ECLI:NL:CRVB:2004:AQ5634
Centrale Raad van Beroep
- Hoger beroep
- J.W. Schuttel
- J.W. Engelhart
- Rechtspraak.nl
Intrekking van WAO-uitkering en beoordeling van arbeidsongeschiktheid
In deze zaak gaat het om de intrekking van de WAO-uitkering van appellant door de Raad van bestuur van het Uitvoeringsinstituut werknemersverzekeringen (Uwv). De intrekking vond plaats per 27 april 2002, omdat de mate van arbeidsongeschiktheid van appellant op dat moment minder dan 15% zou zijn. Appellant, die eerder een arbeidsongeschiktheidspercentage van 80 tot 100% had, maakte bezwaar tegen dit besluit en ging in hoger beroep. De Centrale Raad van Beroep behandelde de zaak op 1 juni 2004, waarbij appellant in persoon verscheen, maar gedaagde niet vertegenwoordigd was.

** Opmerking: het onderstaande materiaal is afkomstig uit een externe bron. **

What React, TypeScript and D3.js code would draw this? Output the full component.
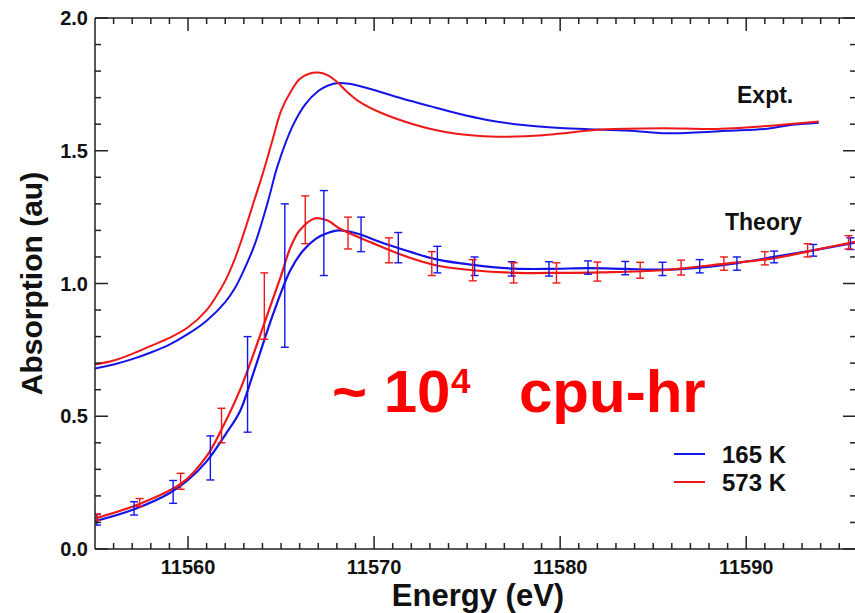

De Raad beoordeelde de grieven van appellant met betrekking tot de medische grondslag van het bestreden besluit. De Raad oordeelde dat er geen aanleiding was om te twijfelen aan het belastbaarheidspatroon dat was vastgesteld door de bezwaarverzekeringsarts M. Bakker en de verzekeringsarts J.E. de Vries. Appellant had zijn grieven niet onderbouwd met aanvullende gegevens, waardoor de Raad geen reden zag om tot een ander oordeel te komen of nader medisch onderzoek te gelasten. De Raad benadrukte dat de eigen opvatting van een verzekerde over zijn arbeidsongeschiktheid niet beslissend is voor de beoordeling op basis van de WAO.
De Centrale Raad van Beroep bevestigde de aangevallen uitspraak van de rechtbank Zwolle, die eerder het beroep van appellant tegen het bestreden besluit ongegrond had verklaard. De rechtbank had vastgesteld dat er geen ernstige rugklachten waren en dat de bevindingen van de verzekeringsarts en bezwaarverzekeringsarts niet voor onjuist werden gehouden. De Raad concludeerde dat het bestreden besluit in rechte stand kon houden en dat er geen termen aanwezig waren om toepassing te geven aan artikel 8:75 van de Algemene wet bestuursrecht (Awb).